Phandroid, the outlet that first reported on the issue, said they noticed some commotion in their forums when an EVO 4G LTE user reported that he seemed to have put the kibosh on his Google Wallet app after a routine factory reset. He had been having some trouble with an HTC Sense app that was repeatedly force-closing, and knew that resetting his phone was the go-to solution to fix such a software issue. But it appears that this action actually junks the "secure element" meant to protect your NFC chip from tampering, and knocks Google Wallet out in the process--all of which happened to the unlucky forums poster.
Fortunately, there's a simple preventative measure that addresses this bug: Just fire up Google Wallet, go into Settings and choose "Reset Google Wallet." Afterward, you're free to go ahead and reset your phone.
What might be most alarming about the issue, however, is Google's response on the matter.
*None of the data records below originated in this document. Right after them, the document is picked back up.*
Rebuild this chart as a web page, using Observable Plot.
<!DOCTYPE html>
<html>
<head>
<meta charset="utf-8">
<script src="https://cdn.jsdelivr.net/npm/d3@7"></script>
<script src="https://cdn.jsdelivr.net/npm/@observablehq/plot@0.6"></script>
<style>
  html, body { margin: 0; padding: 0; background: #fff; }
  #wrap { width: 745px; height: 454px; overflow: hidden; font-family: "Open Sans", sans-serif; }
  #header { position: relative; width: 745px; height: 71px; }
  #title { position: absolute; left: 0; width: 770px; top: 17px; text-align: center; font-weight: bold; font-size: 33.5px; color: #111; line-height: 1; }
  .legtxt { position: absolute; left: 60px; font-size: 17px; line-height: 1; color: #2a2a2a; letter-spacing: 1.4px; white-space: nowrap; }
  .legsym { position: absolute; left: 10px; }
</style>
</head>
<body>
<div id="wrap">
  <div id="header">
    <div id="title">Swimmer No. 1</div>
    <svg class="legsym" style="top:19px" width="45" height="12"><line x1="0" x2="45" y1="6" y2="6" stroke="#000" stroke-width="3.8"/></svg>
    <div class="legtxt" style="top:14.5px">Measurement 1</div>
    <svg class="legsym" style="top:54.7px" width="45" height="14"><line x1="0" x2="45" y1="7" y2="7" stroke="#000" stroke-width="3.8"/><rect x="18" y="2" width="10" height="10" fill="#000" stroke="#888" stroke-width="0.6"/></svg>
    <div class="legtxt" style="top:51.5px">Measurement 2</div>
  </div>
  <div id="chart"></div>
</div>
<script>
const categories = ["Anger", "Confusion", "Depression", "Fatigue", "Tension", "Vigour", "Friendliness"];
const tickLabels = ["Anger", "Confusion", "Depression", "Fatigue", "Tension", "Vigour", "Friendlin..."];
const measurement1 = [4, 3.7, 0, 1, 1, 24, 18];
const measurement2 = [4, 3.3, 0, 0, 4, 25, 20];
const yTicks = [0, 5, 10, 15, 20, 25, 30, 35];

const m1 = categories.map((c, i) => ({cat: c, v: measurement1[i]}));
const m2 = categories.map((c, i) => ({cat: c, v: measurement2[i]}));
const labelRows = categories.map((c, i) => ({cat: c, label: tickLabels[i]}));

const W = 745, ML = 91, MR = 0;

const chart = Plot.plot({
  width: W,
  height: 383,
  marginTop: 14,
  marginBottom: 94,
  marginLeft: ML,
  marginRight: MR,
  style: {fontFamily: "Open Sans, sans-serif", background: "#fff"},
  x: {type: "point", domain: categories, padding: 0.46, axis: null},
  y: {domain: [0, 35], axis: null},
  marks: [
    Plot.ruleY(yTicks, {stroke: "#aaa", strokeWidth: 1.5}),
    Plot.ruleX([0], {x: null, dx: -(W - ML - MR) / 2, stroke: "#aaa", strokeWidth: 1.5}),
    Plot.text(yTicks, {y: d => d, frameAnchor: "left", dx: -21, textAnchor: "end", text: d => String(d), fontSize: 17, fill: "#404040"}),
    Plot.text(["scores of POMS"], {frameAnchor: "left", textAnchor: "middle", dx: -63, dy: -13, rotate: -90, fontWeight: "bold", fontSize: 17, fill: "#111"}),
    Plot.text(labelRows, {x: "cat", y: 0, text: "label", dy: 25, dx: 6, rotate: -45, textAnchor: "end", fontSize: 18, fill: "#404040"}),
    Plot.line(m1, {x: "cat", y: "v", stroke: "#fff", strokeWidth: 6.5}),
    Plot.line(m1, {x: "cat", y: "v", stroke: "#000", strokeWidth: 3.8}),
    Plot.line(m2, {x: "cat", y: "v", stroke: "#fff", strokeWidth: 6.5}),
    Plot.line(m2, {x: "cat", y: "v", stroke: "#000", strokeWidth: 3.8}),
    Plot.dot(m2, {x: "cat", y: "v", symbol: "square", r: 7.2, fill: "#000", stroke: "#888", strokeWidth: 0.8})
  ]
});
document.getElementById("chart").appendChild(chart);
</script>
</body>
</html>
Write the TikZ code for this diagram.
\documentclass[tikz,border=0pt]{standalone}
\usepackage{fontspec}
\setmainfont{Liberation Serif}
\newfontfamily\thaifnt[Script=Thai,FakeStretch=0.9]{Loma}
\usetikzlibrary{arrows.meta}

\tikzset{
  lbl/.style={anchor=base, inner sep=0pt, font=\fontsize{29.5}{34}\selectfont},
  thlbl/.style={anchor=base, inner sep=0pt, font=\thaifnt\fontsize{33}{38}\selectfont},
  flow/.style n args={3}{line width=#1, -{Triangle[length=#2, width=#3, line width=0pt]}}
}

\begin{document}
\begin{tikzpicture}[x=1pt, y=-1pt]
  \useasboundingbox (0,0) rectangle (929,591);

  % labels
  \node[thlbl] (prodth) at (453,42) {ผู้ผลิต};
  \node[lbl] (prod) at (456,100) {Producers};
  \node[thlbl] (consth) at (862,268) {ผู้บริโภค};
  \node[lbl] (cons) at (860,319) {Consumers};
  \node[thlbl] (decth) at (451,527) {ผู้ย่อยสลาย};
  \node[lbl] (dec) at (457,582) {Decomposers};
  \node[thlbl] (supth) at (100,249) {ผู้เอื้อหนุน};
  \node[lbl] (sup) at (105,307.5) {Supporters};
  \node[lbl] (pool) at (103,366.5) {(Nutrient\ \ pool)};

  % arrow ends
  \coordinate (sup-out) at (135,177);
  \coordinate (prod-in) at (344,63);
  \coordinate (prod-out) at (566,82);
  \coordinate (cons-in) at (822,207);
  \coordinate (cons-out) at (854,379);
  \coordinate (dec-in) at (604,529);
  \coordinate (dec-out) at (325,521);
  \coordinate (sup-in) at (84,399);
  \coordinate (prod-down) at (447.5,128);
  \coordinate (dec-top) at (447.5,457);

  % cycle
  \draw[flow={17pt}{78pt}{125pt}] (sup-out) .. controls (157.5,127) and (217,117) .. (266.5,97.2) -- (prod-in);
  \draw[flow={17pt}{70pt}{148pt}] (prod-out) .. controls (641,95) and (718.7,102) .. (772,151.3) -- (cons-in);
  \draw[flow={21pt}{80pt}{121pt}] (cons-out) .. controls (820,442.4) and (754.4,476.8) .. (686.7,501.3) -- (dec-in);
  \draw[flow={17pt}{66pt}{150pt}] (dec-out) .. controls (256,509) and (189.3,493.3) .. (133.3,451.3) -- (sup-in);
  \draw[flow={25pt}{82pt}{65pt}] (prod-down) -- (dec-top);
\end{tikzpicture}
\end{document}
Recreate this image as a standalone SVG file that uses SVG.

When the EVO 4G LTE user reached out to a Google representative, he was informed that if he didn't have warranty coverage, he'd have to replace the device himself. Moreover, the solution to bricking the so-called secure element doesn't seem to be properly communicated by either Google, nor any smartphone makers. So it looks like -- at least for NFC users -- an effective word-of-mouth campaign that spreads news of this simple fix could be very useful, so this vexing software glitch doesn't end up afflicting anyone else.